A oficialização da CPI teve na véspera uma bombástica contribuição, quando Kajuru divulgou uma conversa que teve no sábado com Jair Bolsonaro, por telefone. O presidente, entre outros comentários e impropérios, pediu ao senador para incluir governadores e prefeitos no alvo das investigações, ofendeu com adjetivos depreciativos o senador Randolfe Rodrigues, inclusive desafiando-o para sair “na porrada” e fez avaliações desairosas sobre ministros do STF.
A ameaça a Randolfe não é o primeiro episódio de violência contra o senador. Em meados de setembro de 2013, os membros das comissões da Verdade da Câmara e do Senado visitavam o edifício do extinto Doi-Codi, no Rio de Janeiro. Bolsonaro, mesmo não sendo integrante, tentou forçar a entrada e ficou irritado após ter sido impedido de participar da visita. O senador contou que Bolsonaro ficou irritado ao ser informado que só entraria quem fizesse parte da comissão e ele retrucou dizendo que queria entrar no seu quartel.

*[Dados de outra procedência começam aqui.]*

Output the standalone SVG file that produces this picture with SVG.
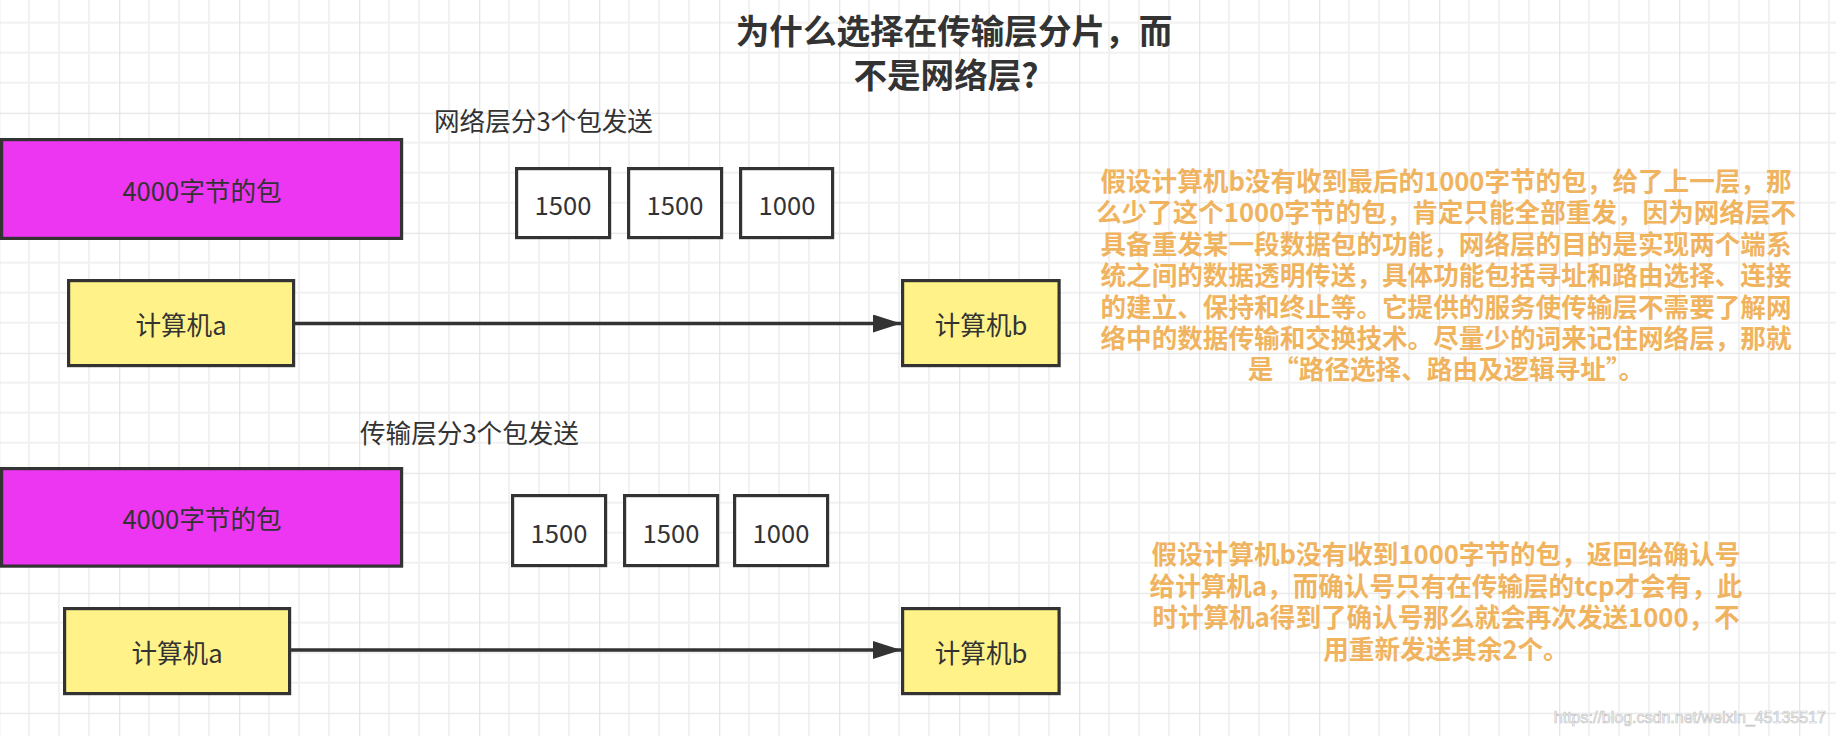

Na discussão, o então deputado Bolsonaro deu um soco na barriga de Randolfe.
FRAGILIDADES
Além de instalar uma nova crise na Praça dos Três Poderes, a divulgação da conversa expôs mais uma vez a fragilidade no sistema de comunicação do presidente Jair Bolsonaro. A falta de confidencialidade transformou o que seria uma conversa privada com um congressista próximo em novo atrito nas relações institucionais. Embora haja suspeitas de que a divulgação tenha sido combinada previamente, não seria a primeira vez que o presidente, adepto de celular pessoal para conversas com políticos e pessoas de sua confiança, tem diálogos expostos – em alguns casos, por ele próprio.
Orientado pelo Gabinete de Segurança Institucional (GSI), Bolsonaro troca de número de celular com alguma frequência. Contudo, a maneira como interage com a tecnologia deixa brechas para contratempos. O presidente gosta de usar um dispositivo pessoal para receber e fazer ligações e para trocar mensagens com aliados, o que não é recomendado pela inteligência do governo. O aparelho celular disponibilizado pela Abin, o Terminal de Comunicação Segura (TCS), é repleto de restrições e não permite a instalação de aplicativos externos.
Mas Bolsonaro gosta do WhatsApp. Embora não recomendado, ele usa o aplicativo para liderar o governo. É com ele que interage com a equipe, dá ordens, encaminha denúncias e até coordena a sua “Abin paralela”, formada por agentes de segurança nos Estados que lhe abastecem pela manhã com informações reservadas. Kajuru nega que o telefonema para tratar da CPI da Covid tenha sido um “teatro”. O senador Flávio Bolsonaro entrou com uma representação contra Kajuru, que pode ser expulso de seu partido, o Cidadania, da base governista.